For many of the young actors who play this group of rough yet golden-hearted teens, being a regular on Reservation Dogs is either their first big role or their first credit period. Each of their characters are so distinct that when you bring them altogether, they somehow make sense. While there’s a total of four of them (played by D’Pharaoh Woo-A-Tai, Every Jacobs, Paulina Alexis, and Lane Factor respectively), it’s Woo-A-Tai’s Bear and Jacobs’ Elora that have the most focus as teens wrestling with finding direction in their lives. While their performances are sure to continue captivating audiences as the series continues forward, it’s this reviewer’s hope that Alexis’ Willie Jack and Factor’s Cheese are also given more substance in their character development as well.

Seeing Reservation Dogs come out now echoes a sentiment expressed by Elaine Miles, the first Native actress to be a series regular on a TV show, last year in a profile feature for The Nerds of Color.
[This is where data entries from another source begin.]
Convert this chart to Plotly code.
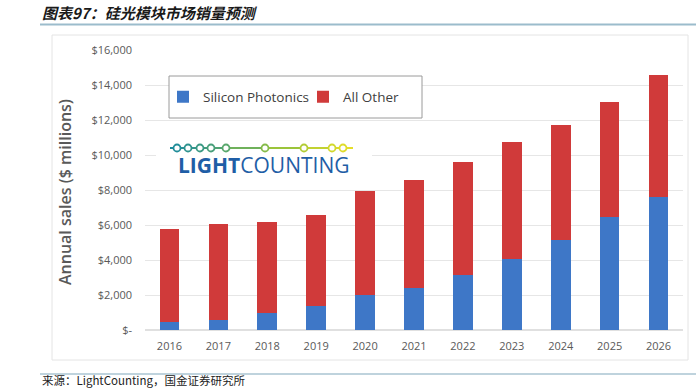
import plotly.graph_objects as go

years = ["2016", "2017", "2018", "2019", "2020", "2021", "2022", "2023", "2024", "2025", "2026"]
silicon_photonics = [450, 600, 950, 1350, 2000, 2400, 3150, 4050, 5150, 6450, 7600]
totals = [5800, 6050, 6200, 6600, 7950, 8600, 9600, 10750, 11700, 13050, 14550]
all_other = [t - s for t, s in zip(totals, silicon_photonics)]
tick_vals = [0, 2000, 4000, 6000, 8000, 10000, 12000, 14000, 16000]
tick_text = ["$-", "$2,000", "$4,000", "$6,000", "$8,000", "$10,000", "$12,000", "$14,000", "$16,000"]

W, H = 696, 390
L, R, T, B = 145, 13, 50, 60
PW, PH = W - L - R, H - T - B


def px(x):
    return (x - L) / PW


def py(y):
    return (H - B - y) / PH


fig = go.Figure()
fig.add_trace(go.Bar(x=years, y=silicon_photonics, name="Silicon Photonics",
                     marker=dict(color="#3e77c7", line=dict(width=0)), width=0.4))
fig.add_trace(go.Bar(x=years, y=all_other, name="All Other",
                     marker=dict(color="#d03a3a", line=dict(width=0)), width=0.4))

shapes = []
# panel
shapes.append(dict(type="rect", xref="paper", yref="paper", x0=px(52), x1=px(688), y0=py(360), y1=py(35),
                   line=dict(color="#e4e4e4", width=1), fillcolor="rgba(0,0,0,0)", layer="below"))
# header / footer rules
shapes.append(dict(type="line", xref="paper", yref="paper", x0=px(40), x1=px(696), y0=py(24.5), y1=py(24.5),
                   line=dict(color="#9bbccc", width=2)))
shapes.append(dict(type="line", xref="paper", yref="paper", x0=px(40), x1=px(696), y0=py(374), y1=py(374),
                   line=dict(color="#bfd3dd", width=2)))
# legend box
shapes.append(dict(type="rect", xref="paper", yref="paper", x0=px(169), x1=px(422), y0=py(118), y1=py(76),
                   line=dict(color="#9a9a9a", width=1), fillcolor="white", layer="above"))
# logo background
shapes.append(dict(type="rect", xref="paper", yref="paper", x0=px(156), x1=px(372), y0=py(182), y1=py(130),
                   line=dict(width=0), fillcolor="white", layer="above"))

# logo line with circles (gradient teal -> yellow)
dots = [177, 188, 200, 211, 226, 265, 304, 332, 343]
x_start, x_end = 170, 353
ly = 148


def grad(t):
    c0 = (26, 138, 160)
    c1 = (150, 195, 60)
    c2 = (235, 225, 40)
    if t < 0.6:
        u = t / 0.6
        a, b = c0, c1
    else:
        u = (t - 0.6) / 0.4
        a, b = c1, c2
    return "rgb(%d,%d,%d)" % tuple(int(a[i] + (b[i] - a[i]) * u) for i in range(3))


pts = [x_start] + dots + [x_end]
for i in range(len(pts) - 1):
    t = (pts[i] + pts[i + 1]) / 2
    shapes.append(dict(type="line", xref="paper", yref="paper", x0=px(pts[i]), x1=px(pts[i + 1]),
                       y0=py(ly), y1=py(ly), layer="above",
                       line=dict(color=grad((t - x_start) / (x_end - x_start)), width=2)))
r = 3.5
for d in dots:
    c = grad((d - x_start) / (x_end - x_start))
    shapes.append(dict(type="circle", xref="paper", yref="paper", x0=px(d - r), x1=px(d + r),
                       y0=py(ly + r), y1=py(ly - r), layer="above",
                       line=dict(color=c, width=1.8), fillcolor="white"))

annotations = [
    dict(text="<b><i>图表97：硅光模块市场销量预测</i></b>", xref="paper", yref="paper", x=px(40), y=py(12),
         xanchor="left", yanchor="middle", showarrow=False,
         font=dict(family="Noto Sans CJK SC", size=15, color="#1a1a1a")),
    dict(text="来源：LightCounting，国金证券研究所", xref="paper", yref="paper", x=px(40), y=py(390),
         xanchor="left", yanchor="bottom", showarrow=False,
         font=dict(family="Noto Sans CJK SC", size=11.5, color="#222222")),
    dict(text="Annual sales ($ millions)", xref="paper", yref="paper", x=px(65), y=py(192),
         xanchor="center", yanchor="middle", showarrow=False, textangle=-90,
         font=dict(family="Open Sans", size=16, color="#595959", weight=600)),
    dict(text="<b>LIGHT</b>COUNTING", xref="paper", yref="paper", x=px(176), y=py(165),
         xanchor="left", yanchor="middle", showarrow=False,
         font=dict(family="Open Sans", size=21, color="#1f5ea6")),
]

fig.update_layout(
    width=W, height=H,
    margin=dict(l=L, r=R, t=T, b=B),
    paper_bgcolor="white", plot_bgcolor="white",
    barmode="stack",
    shapes=shapes, annotations=annotations,
    legend=dict(orientation="h", x=px(163), y=py(97), xanchor="left", yanchor="middle",
                bgcolor="rgba(0,0,0,0)", borderwidth=0,
                font=dict(family="Open Sans", size=13.5, color="#404040"),
                itemwidth=30, traceorder="normal", entrywidth=95, entrywidthmode="pixels"),
    xaxis=dict(showgrid=False, showline=False, ticks="", ticklabelstandoff=8,
               tickfont=dict(family="Open Sans", size=11, color="#595959"), fixedrange=True),
    yaxis=dict(range=[0, 16000], tickvals=tick_vals, ticktext=tick_text,
               showgrid=True, gridcolor="#e6e6e6", gridwidth=1, zeroline=True, zerolinecolor="#e0e0e0",
               ticks="", ticklabelstandoff=12, showline=False,
               tickfont=dict(family="Open Sans", size=11, color="#595959")),
)

fig.write_html("out.html", post_script="document.body.style.margin='0';",
               config={"displayModeBar": False})
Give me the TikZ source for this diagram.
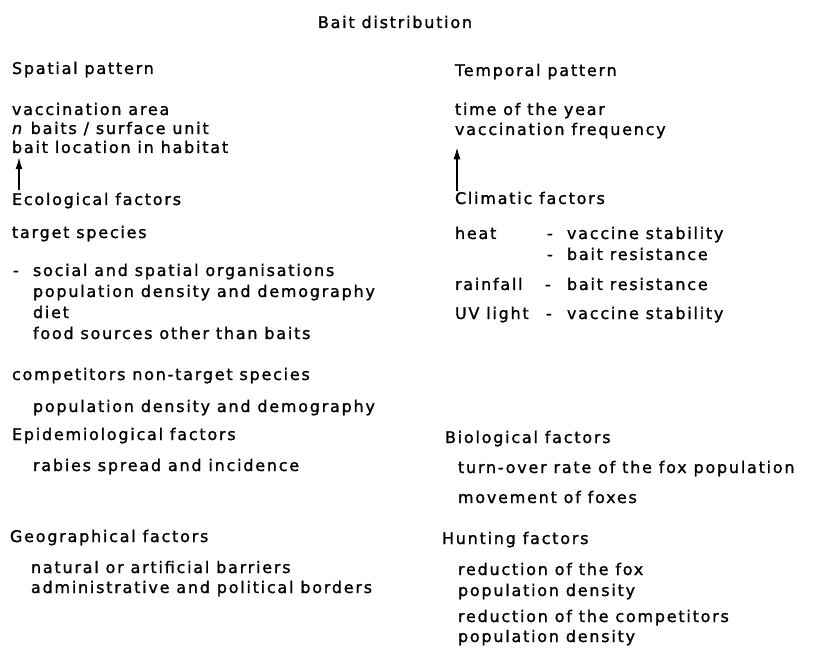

While she’s proud of what she brought to the table as Marilyn Whirlwind on Northern Exposure, she also mentioned how she wants more Indigenous creatives working in the industry at all times. Perhaps this dry-witted yet compelling new series can be a step in that direction.

Reservation Dogs is a show that will lure you in for the humor and willingness to see where the journey of these four friends are headed. At the same time, this series will keep you hooked as one of hopefully many stories to come about a community that is finally getting its time to show who they are and what they’re all about.